Exercise:
Nothing but the lines from the top of the data to the line holding "import * as d3 from 'd3';" should be printed, word for word and both ends included; leave the pictures out.

□ □ □

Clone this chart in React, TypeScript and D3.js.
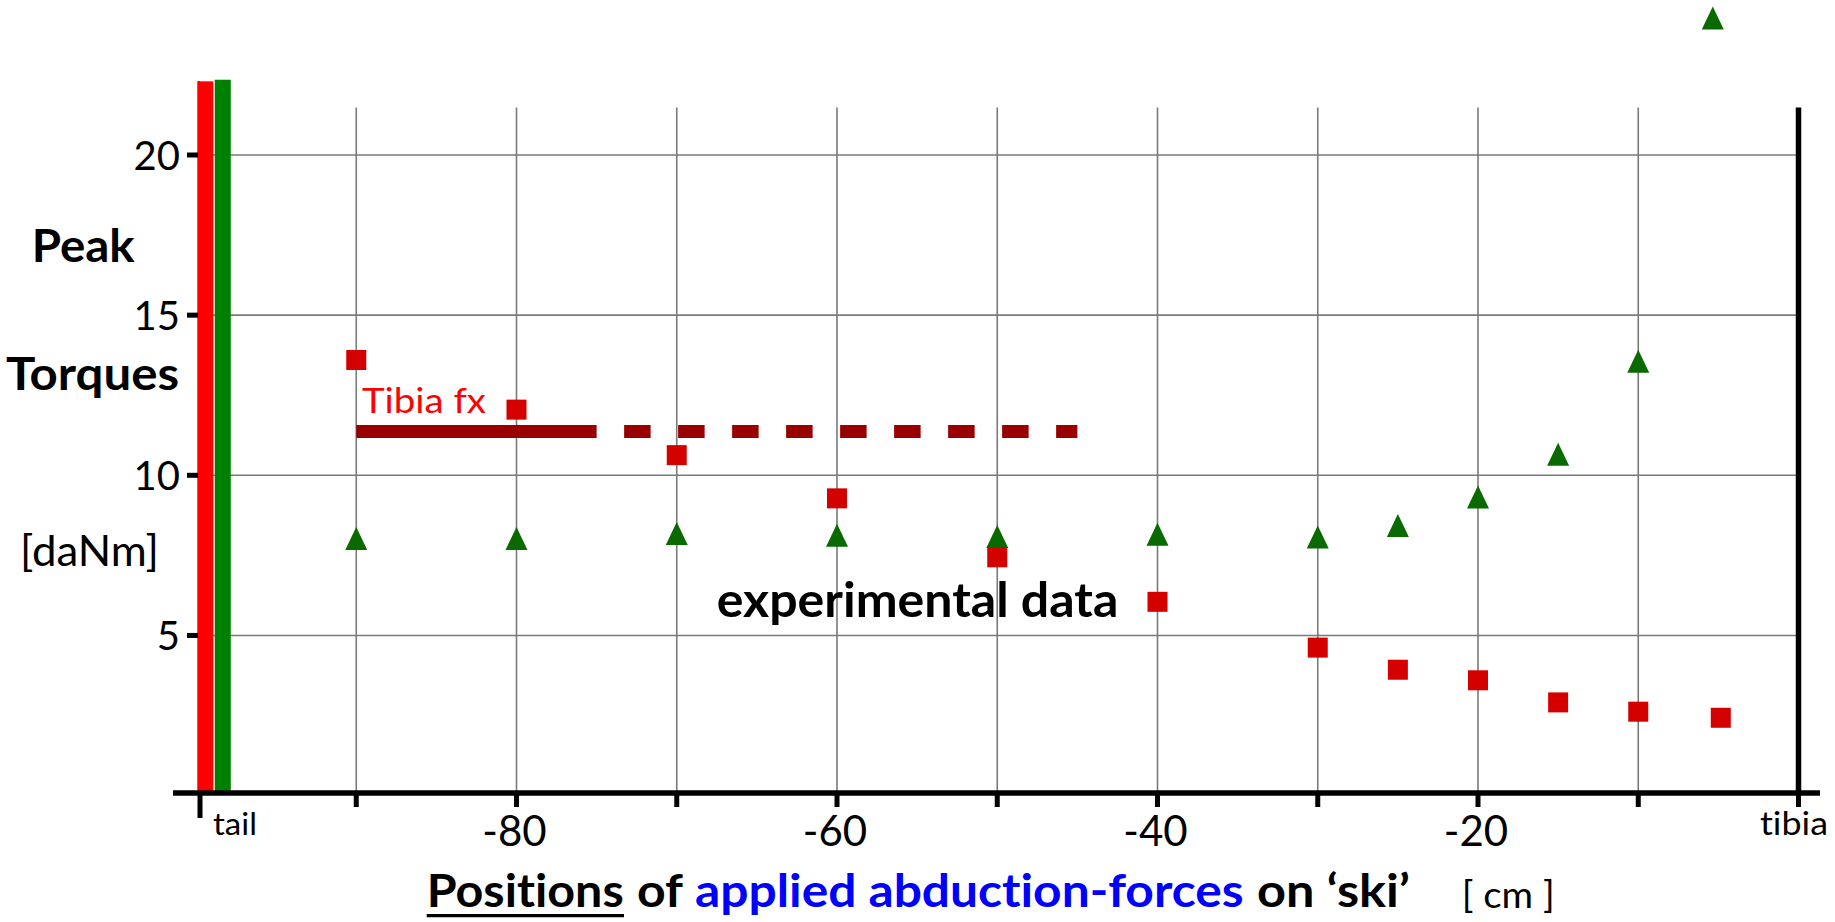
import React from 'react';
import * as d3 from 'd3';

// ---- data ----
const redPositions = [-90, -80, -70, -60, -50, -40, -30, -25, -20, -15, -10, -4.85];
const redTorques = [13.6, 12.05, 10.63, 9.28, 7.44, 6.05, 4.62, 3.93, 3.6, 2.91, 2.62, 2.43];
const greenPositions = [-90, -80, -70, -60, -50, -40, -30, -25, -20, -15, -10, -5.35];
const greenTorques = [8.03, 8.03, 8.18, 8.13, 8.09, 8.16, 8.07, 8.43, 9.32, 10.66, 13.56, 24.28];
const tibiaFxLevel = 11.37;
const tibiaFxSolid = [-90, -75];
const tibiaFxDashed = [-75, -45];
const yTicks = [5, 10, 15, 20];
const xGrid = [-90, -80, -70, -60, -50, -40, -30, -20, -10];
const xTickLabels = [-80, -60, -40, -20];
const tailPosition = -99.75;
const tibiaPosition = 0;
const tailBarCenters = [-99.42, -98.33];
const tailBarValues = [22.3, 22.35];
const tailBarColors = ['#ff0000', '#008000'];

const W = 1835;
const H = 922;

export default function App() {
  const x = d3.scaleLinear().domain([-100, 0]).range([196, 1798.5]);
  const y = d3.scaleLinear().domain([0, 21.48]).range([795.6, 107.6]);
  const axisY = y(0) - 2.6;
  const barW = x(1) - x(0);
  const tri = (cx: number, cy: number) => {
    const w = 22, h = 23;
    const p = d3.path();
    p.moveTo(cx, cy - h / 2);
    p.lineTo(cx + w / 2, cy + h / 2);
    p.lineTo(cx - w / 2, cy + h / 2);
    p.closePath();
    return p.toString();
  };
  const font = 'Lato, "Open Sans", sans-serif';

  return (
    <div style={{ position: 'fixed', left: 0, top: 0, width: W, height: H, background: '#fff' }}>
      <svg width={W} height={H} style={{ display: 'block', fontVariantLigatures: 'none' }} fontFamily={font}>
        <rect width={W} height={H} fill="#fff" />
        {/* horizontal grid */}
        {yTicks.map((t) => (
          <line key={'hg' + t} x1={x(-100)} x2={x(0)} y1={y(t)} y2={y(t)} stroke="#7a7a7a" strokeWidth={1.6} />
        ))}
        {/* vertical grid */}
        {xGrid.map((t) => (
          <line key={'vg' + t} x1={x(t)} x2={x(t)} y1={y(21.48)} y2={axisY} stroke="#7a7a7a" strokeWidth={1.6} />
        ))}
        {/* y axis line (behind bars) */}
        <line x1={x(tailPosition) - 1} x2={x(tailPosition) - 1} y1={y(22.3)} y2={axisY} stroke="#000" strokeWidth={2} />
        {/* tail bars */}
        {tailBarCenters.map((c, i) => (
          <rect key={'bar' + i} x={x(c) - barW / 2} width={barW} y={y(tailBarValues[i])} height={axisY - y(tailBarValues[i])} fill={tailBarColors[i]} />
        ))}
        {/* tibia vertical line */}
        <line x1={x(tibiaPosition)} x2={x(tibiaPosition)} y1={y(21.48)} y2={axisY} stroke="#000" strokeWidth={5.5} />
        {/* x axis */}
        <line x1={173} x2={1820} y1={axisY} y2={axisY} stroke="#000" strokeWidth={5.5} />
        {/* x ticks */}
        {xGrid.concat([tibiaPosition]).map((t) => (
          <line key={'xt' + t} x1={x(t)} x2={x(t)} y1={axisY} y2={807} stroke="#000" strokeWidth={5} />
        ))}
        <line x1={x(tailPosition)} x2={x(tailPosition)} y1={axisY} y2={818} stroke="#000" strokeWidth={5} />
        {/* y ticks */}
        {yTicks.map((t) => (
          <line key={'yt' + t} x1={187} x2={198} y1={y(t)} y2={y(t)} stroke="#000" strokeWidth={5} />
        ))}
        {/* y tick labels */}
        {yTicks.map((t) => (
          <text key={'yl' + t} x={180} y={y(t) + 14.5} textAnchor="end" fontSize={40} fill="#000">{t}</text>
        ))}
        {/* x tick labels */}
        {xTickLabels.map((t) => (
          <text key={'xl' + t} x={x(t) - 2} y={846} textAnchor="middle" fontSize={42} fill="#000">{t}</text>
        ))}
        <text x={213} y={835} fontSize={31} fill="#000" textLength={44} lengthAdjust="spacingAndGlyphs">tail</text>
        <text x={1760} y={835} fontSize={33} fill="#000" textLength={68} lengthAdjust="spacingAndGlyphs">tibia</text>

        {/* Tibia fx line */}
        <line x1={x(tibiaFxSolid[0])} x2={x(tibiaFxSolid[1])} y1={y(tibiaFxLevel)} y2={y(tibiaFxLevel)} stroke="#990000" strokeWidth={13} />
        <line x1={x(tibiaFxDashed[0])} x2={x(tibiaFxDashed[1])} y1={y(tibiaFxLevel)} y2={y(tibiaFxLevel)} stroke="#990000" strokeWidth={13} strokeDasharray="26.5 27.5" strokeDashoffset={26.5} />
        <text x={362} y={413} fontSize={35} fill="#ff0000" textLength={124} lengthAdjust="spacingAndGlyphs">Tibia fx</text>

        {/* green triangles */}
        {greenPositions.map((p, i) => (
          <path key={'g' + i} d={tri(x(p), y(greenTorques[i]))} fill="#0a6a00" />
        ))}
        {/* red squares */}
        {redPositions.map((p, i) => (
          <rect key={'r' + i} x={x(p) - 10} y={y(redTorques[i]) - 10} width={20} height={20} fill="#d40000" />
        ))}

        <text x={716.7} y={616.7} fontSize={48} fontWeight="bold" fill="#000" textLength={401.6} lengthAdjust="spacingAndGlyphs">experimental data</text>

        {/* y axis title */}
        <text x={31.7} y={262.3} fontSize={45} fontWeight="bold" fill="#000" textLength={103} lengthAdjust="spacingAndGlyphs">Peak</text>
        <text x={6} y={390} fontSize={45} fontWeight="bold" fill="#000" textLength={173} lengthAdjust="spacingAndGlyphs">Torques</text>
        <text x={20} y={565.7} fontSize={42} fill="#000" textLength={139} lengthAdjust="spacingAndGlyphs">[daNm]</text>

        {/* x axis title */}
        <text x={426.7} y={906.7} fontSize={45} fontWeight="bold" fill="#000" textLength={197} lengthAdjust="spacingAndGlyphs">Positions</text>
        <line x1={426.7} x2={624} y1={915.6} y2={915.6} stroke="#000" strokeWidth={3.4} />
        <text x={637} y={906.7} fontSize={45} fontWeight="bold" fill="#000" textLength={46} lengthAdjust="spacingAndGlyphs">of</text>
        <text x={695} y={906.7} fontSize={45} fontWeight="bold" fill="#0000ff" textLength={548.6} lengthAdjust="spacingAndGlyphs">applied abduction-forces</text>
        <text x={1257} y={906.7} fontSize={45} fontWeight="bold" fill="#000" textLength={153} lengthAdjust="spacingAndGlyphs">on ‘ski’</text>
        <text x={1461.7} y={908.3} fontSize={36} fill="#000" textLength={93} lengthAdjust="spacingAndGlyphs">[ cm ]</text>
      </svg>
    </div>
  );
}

□ □ □

Exercise result:
Clone this chart in React, TypeScript and D3.js.
import React from 'react';
import * as d3 from 'd3';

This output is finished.